November 17th, 2009 at 06:38 am

A topic that I haven't seen addressed much, how about financial strain due to theft. I am speaking from firsthand experience, unfortunately. My DD#3's musical instrument was stolen at school. Now, you might think, no problem, it happened at the school, they must have to relpace the instrument (french horn, hideously expensive), OH NO NO NO. We had to make a police report, and our homeowners insurance is expected to cover it. Minus the $500 deductable! Standard financial advice has been to raise your deductable, it will lower your rates. And it did, but that means you have to pony up the 5 big ones! I was NOT HAPPY with the attitude at the school. It was in a locked band room, and the school was closed for three days last week because of flu. How did someone get into the room, and walk out with the pretty large case, and no one noticed? Well, they are "looking into it". Anyway, now I am going to have to figure out how to shuffle money around to get the darn thing replaced! Luckily, the insurance adjustor didn't give me 2 seconds of trouble about replacement value, she said depreciation on musical instruments is very little, and it's only 2 years old. So we should be able to get the exact same instrument. But now what? Is she going to have to bring it home every night because the band room is not secure? And what would they DO with a french horn? I can just imagine a van in the alley... Psst, lady, you wanna buy a nice french horn?

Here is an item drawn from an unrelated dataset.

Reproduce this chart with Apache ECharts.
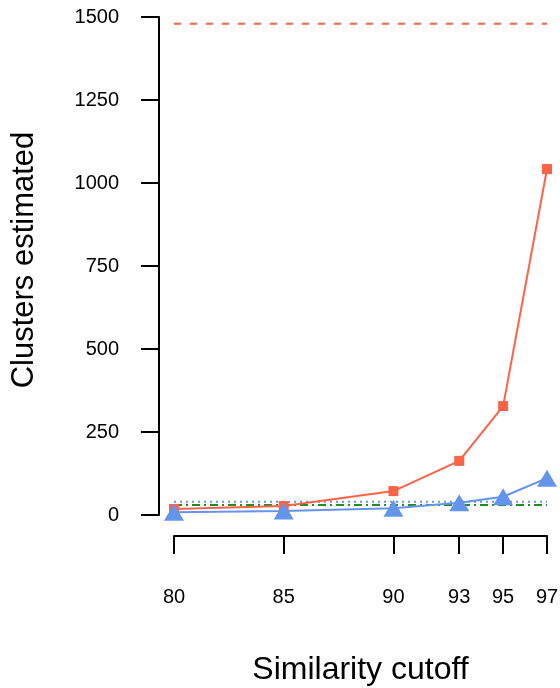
<!DOCTYPE html>
<html><head><meta charset="utf-8">
<script src="https://cdn.jsdelivr.net/npm/echarts@6/dist/echarts.min.js"></script>
<style>html,body{margin:0;padding:0;background:#fff}#c{width:560px;height:688px}</style>
</head><body><div id="c"></div>
<script>
const cutoffs = [80, 85, 90, 93, 95, 97];
const redValues = [18, 27, 72, 163, 328, 1042];
const blueValues = [8, 12, 20, 37, 55, 111];
const redRef = 1480;
const blueRef = 40;
const greenRef = 30;
const yTicks = [0, 250, 500, 750, 1000, 1250, 1500];

const FONT = "'Liberation Sans', Arial, Helvetica, sans-serif";
const pairs = (xs, ys) => xs.map((x, i) => [x, ys[i]]);
const flat = v => [[cutoffs[0], v], [cutoffs[cutoffs.length - 1], v]];

const chart = echarts.init(document.getElementById('c'), null, {renderer: 'canvas'});
chart.setOption({
  animation: false,
  backgroundColor: '#fff',
  textStyle: {fontFamily: FONT},
  grid: [
    {left: 159, right: 13, top: 17, bottom: 173, outerBoundsMode: 'none', containLabel: false},
    {left: 174, right: 13, top: 515, bottom: 152, outerBoundsMode: 'none', containLabel: false}
  ],
  xAxis: [
    {gridIndex: 0, type: 'value', min: 79.316, max: 97, show: false},
    {gridIndex: 1, type: 'value', min: 80, max: 97, position: 'bottom',
     axisLine: {show: true, lineStyle: {color: '#000', width: 2}},
     axisTick: {show: true, customValues: cutoffs, length: 18, lineStyle: {color: '#000', width: 2}},
     axisLabel: {customValues: cutoffs, margin: 51, fontSize: 20, color: '#000', fontFamily: FONT,
                 formatter: v => String(v)},
     splitLine: {show: false},
     name: 'Similarity cutoff', nameLocation: 'middle', nameGap: 118,
     nameTextStyle: {fontSize: 32, color: '#000', fontFamily: FONT}}
  ],
  yAxis: [
    {gridIndex: 0, type: 'value', min: 0, max: 1500, interval: 250,
     axisLine: {show: true, lineStyle: {color: '#000', width: 2}},
     axisTick: {show: true, length: 18, lineStyle: {color: '#000', width: 2}},
     axisLabel: {margin: 40, fontSize: 20, color: '#000', fontFamily: FONT,
                 customValues: yTicks, formatter: v => String(v)},
     splitLine: {show: false},
     name: 'Clusters estimated', nameLocation: 'middle', nameGap: 119, nameRotate: 90,
     nameTextStyle: {fontSize: 31, color: '#000', fontFamily: FONT, padding: [0, 0, 0, 12]}},
    {gridIndex: 1, type: 'value', show: false}
  ],
  series: [
    {type: 'line', data: flat(redRef), symbol: 'none', clip: false,
     lineStyle: {color: '#FF6347', width: 2, type: [7, 9]}},
    {type: 'line', data: flat(blueRef), symbol: 'none', clip: false,
     lineStyle: {color: '#6495ED', width: 2, type: [2, 4]}},
    {type: 'line', data: flat(greenRef), symbol: 'none', clip: false,
     lineStyle: {color: '#228B22', width: 2, type: [8, 4, 2, 4]}},
    {type: 'line', data: pairs(cutoffs, redValues), clip: false,
     symbol: 'rect', symbolSize: 10,
     itemStyle: {color: '#FF6347'}, lineStyle: {color: '#FF6347', width: 2}},
    {type: 'line', data: pairs(cutoffs, blueValues), clip: false,
     symbol: 'triangle', symbolSize: [20, 17],
     itemStyle: {color: '#6495ED'}, lineStyle: {color: '#6495ED', width: 2}}
  ]
});
</script>
</body></html>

6 Responses to “It Takes A Thief”

  1. Ima saver Says:

    That is a shame!

  2. littlemama Says:

    Sorry to hear that. It reaaly upsets me too when my kids' things are stolen. Mainly just coats for us.

  3. Broken Arrow Says:

    That IS an interesting topic! Yeah, it's rarely covered. The sad part is, if it is stolen, it's probably fenced at some distant pawn shop for maybe only $50 to $100 dollars.

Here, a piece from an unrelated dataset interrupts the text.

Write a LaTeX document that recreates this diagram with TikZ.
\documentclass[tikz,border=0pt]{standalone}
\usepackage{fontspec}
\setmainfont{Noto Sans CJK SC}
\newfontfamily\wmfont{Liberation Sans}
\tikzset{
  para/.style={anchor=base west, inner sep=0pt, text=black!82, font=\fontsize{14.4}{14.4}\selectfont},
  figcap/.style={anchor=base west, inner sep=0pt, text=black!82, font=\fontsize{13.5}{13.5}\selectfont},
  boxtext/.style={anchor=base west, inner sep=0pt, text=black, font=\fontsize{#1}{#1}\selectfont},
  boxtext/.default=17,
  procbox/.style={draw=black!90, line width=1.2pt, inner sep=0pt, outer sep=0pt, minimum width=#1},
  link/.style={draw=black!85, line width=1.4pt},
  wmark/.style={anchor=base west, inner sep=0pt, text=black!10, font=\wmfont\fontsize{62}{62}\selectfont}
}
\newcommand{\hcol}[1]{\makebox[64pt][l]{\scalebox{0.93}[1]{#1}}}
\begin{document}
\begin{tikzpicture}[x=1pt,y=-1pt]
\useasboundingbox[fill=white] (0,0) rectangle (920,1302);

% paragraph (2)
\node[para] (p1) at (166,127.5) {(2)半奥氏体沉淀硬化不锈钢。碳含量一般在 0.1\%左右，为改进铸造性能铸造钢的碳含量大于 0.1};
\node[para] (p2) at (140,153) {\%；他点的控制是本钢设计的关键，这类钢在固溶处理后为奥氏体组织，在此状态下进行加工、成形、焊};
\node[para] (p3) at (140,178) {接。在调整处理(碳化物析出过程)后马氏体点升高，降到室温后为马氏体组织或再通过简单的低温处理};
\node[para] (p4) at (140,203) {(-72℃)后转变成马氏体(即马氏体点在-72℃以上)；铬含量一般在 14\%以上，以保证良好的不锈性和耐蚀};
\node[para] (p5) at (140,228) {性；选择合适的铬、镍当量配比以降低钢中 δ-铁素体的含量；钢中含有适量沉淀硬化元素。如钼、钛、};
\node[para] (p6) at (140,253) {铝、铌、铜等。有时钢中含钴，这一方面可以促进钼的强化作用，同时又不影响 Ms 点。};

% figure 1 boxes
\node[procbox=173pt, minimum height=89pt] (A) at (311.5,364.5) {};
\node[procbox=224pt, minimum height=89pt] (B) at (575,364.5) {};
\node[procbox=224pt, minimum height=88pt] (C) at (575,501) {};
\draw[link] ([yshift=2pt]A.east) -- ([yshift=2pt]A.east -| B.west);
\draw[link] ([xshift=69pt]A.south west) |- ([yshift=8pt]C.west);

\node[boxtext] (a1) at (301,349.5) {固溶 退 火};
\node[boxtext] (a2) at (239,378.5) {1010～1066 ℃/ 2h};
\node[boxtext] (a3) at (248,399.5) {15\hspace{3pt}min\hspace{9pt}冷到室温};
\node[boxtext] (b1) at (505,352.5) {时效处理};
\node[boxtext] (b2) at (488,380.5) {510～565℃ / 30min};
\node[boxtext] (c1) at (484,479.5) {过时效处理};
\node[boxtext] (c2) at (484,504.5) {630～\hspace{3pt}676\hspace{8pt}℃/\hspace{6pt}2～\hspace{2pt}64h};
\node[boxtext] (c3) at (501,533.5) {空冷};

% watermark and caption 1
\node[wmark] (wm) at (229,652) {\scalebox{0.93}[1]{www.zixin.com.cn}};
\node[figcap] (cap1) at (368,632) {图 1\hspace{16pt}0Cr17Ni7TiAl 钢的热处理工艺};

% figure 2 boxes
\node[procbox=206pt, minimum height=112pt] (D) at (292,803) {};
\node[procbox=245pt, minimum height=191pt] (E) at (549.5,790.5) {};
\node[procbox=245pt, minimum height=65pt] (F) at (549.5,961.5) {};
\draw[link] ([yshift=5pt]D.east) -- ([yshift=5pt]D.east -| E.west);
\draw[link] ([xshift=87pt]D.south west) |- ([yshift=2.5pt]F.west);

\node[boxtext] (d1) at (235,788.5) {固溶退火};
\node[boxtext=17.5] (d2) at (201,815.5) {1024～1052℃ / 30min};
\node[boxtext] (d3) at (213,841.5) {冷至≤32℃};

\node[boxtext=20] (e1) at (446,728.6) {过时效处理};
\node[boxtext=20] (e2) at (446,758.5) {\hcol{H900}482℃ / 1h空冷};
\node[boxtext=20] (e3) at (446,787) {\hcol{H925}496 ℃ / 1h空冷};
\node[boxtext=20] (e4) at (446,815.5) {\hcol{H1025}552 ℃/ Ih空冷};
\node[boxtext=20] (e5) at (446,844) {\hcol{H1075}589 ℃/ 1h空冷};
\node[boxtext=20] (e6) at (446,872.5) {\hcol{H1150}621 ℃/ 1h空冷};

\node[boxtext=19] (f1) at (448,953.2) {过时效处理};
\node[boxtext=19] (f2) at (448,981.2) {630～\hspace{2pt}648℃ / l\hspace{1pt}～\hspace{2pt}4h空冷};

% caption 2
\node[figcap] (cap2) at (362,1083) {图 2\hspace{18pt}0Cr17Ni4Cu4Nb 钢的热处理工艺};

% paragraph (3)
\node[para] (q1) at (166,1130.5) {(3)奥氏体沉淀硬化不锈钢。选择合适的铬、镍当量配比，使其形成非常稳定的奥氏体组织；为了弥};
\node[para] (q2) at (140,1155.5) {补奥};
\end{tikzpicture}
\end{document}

  4. Joan.of.the.Arch Says:

    Oddly enough the pawn shop I pass by most often has a half dozen French horns in the front window! Is that what becomes of stolen ones?

  5. Broken Arrow Says:

    Sometimes.... Not always.

    Pawn shops are a common "fencing" outlet for amateur criminals with stolen goods to get rid of.

    But of course, pawn shops also cater to legitimate customers.

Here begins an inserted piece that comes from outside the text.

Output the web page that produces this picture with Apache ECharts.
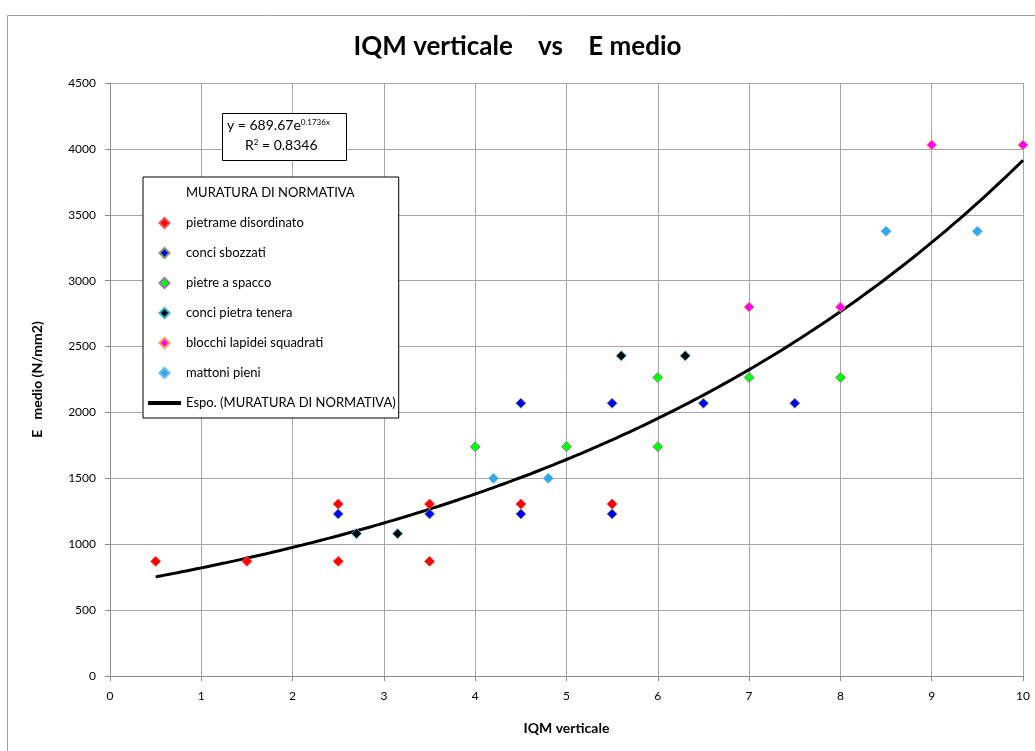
<!DOCTYPE html>
<html>
<head>
<meta charset="utf-8">
<script src="https://cdn.jsdelivr.net/npm/echarts@6/dist/echarts.min.js"></script>
<style>html,body{margin:0;padding:0;background:#fff}#c{width:1035px;height:751px}</style>
</head>
<body>
<div id="c"></div>
<script>
// ---- data (x = IQM verticale, y = E medio N/mm2) ----
var pietrameDisordinato = [[0.5, 870], [1.5, 870], [2.5, 870], [2.5, 1305], [3.5, 1305], [3.5, 870], [4.5, 1305], [5.5, 1305]];
var conciSbozzati = [[2.5, 1230], [3.5, 1230], [4.5, 1230], [4.5, 2070], [5.5, 1230], [5.5, 2070], [6.5, 2070], [7.5, 2070]];
var pietreASpacco = [[4, 1740], [5, 1740], [6, 1740], [6, 2265], [7, 2265], [8, 2265]];
var conciPietraTenera = [[2.7, 1080], [3.15, 1080], [5.6, 2430], [6.3, 2430]];
var blocchiLapidei = [[7, 2800], [8, 2800], [9, 4030], [10, 4030]];
var mattoniPieni = [[4.2, 1500], [4.8, 1500], [8.5, 3375], [9.5, 3375]];
// trendline coefficients as printed on the chart: y = a * e^(b x)
var trendA = 689.67;
var trendB = 0.1736;
var trendXRange = [0.5, 10];
var xTicks = [0, 1, 2, 3, 4, 5, 6, 7, 8, 9, 10];
var yTicks = [0, 500, 1000, 1500, 2000, 2500, 3000, 3500, 4000, 4500];

var trend = [];
for (var i = 0; i <= 190; i++) {
  var x = trendXRange[0] + (trendXRange[1] - trendXRange[0]) * i / 190;
  trend.push([x, trendA * Math.exp(trendB * x)]);
}

var FONT = 'Lato, "Open Sans", sans-serif';
var DIAMOND = 'path://M5,0 L10,5 L5,10 L0,5 Z';

function sc(name, data, fill, border) {
  return {
    name: name, type: 'scatter', data: data, symbol: 'diamond', symbolSize: 10, z: 5,
    itemStyle: { color: fill, borderColor: border, borderWidth: 1, opacity: 1 }
  };
}

var chart = echarts.init(document.getElementById('c'), null, { renderer: 'canvas' });
chart.setOption({
  backgroundColor: '#fff',
  animation: false,
  title: {
    text: 'IQM verticale    vs    E medio',
    left: 'center', top: 29,
    textStyle: { fontFamily: FONT, fontSize: 26, fontWeight: 'bold', color: '#000' }
  },
  grid: { left: 110, right: 12, top: 83, bottom: 75 },
  xAxis: {
    type: 'value', min: 0, max: 10, interval: 1,
    name: 'IQM verticale', nameLocation: 'middle', nameGap: 45,
    nameTextStyle: { fontFamily: FONT, fontSize: 14, fontWeight: 'bold', color: '#000' },
    axisLine: { show: true, onZero: false, lineStyle: { color: '#8c8c8c', width: 1 } },
    axisTick: { show: true, length: 5, lineStyle: { color: '#8c8c8c' } },
    axisLabel: { fontFamily: FONT, fontSize: 12, color: '#000', margin: 14,
      formatter: function (v) { return xTicks.indexOf(v) >= 0 ? String(v) : ''; } },
    splitLine: { show: true, lineStyle: { color: '#a6a6a6', width: 1 } }
  },
  yAxis: {
    type: 'value', min: 0, max: 4500, interval: 500,
    name: 'E   medio (N/mm2)', nameLocation: 'middle', nameGap: 66, nameRotate: 90,
    nameTextStyle: { fontFamily: FONT, fontSize: 14, fontWeight: 'bold', color: '#000' },
    axisLine: { show: true, lineStyle: { color: '#8c8c8c', width: 1 } },
    axisTick: { show: true, length: 5, lineStyle: { color: '#8c8c8c' } },
    axisLabel: { fontFamily: FONT, fontSize: 12, color: '#000', margin: 14,
      formatter: function (v) { return yTicks.indexOf(v) >= 0 ? String(v) : ''; } },
    splitLine: { show: true, lineStyle: { color: '#a6a6a6', width: 1 } }
  },
  legend: {
    orient: 'vertical', left: 143, top: 177,
    backgroundColor: '#fff', borderColor: '#000', borderWidth: 1,
    padding: [9, 3, 8, 5],
    itemWidth: 33, itemHeight: 10, itemGap: 16,
    symbolKeepAspect: true,
    textStyle: { fontFamily: FONT, fontSize: 13, color: '#000', lineHeight: 14 },
    data: [
      { name: 'MURATURA DI NORMATIVA', icon: 'none' },
      { name: 'pietrame disordinato', icon: DIAMOND },
      { name: 'conci sbozzati', icon: DIAMOND },
      { name: 'pietre a spacco', icon: DIAMOND },
      { name: 'conci pietra tenera', icon: DIAMOND },
      { name: 'blocchi lapidei squadrati', icon: DIAMOND },
      { name: 'mattoni pieni', icon: DIAMOND },
      { name: 'Espo. (MURATURA DI NORMATIVA)', icon: 'path://M0,0 L33,0 L33,4 L0,4 Z', itemStyle: { color: '#000' } }
    ],
    selectedMode: false
  },
  series: [
    { name: 'MURATURA DI NORMATIVA', type: 'scatter', data: [], symbolSize: 0 },
    sc('pietrame disordinato', pietrameDisordinato, '#ff0000', '#f05050'),
    sc('conci sbozzati', conciSbozzati, '#0000ff', '#7f9a5a'),
    sc('pietre a spacco', pietreASpacco, '#00ff00', '#8a80a0'),
    sc('conci pietra tenera', conciPietraTenera, '#000000', '#35b2cc'),
    sc('blocchi lapidei squadrati', blocchiLapidei, '#ff00ff', '#ff9a50'),
    sc('mattoni pieni', mattoniPieni, '#33a6e8', '#66bdf0'),
    {
      name: 'Espo. (MURATURA DI NORMATIVA)', type: 'line', data: trend, symbol: 'none', z: 4,
      lineStyle: { color: '#000', width: 3 }, itemStyle: { color: '#000' }
    }
  ],
  graphic: [
    { type: 'rect', left: 5, top: 13, z: -10, silent: true,
      shape: { width: 1100, height: 800 }, style: { fill: 'none', stroke: '#a0a0a0', lineWidth: 1 } },
    { type: 'rect', left: 222, top: 113, z: 50,
      shape: { width: 124, height: 47 }, style: { fill: '#fff', stroke: '#000', lineWidth: 1 } },
    { type: 'text', left: 227, top: 118, z: 51,
      style: { text: 'y = 689.67e{s|0.1736x}', fontFamily: FONT, fontSize: 14, fill: '#000',
        rich: { s: { fontSize: 8, verticalAlign: 'top', fontFamily: FONT, padding: [0, 0, 7, 0] } } } },
    { type: 'text', left: 245, top: 138, z: 51,
      style: { text: 'R{s|2} = 0.8346', fontFamily: FONT, fontSize: 14, fill: '#000',
        rich: { s: { fontSize: 8, fontFamily: FONT, padding: [0, 0, 7, 0] } } } }
  ]
});
</script>
</body>
</html>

    The problem is that many pawn shop owners don't ask where the merchandise comes from, and transactions are paid in cash.

    In other words, it's hard to tell sometimes what is stolen and what is legitimate. Clearly, certain items such as firearms with serial #s are much harder to fence, due to traceability. But more generic items, such as musical instruments are not.

    If you want it traceable, I would recommend even etching your own set of serial numbers on your valuables, and display in visible areas. Perhaps it will deter the crime, or at the very least, make it easier to trace your stuff. Keep the list with your serial #s written down in a safe place.

    Some even go as far as using a video camera and record your belongings that way. It comes in handy, not only for thefts, but also in other emergencies such as fire or flood, for insurance claims.

  6. girltherapy Says:

    Luckily, we did have the serial number of the horn, but we don't have a pawn shop within 50 miles. The policeman who filled out the report didn't sound too hopeful, even with the serial number. Think about Craigs List, ebay, flea markets, rummage sales, I have seen instruments on all of those.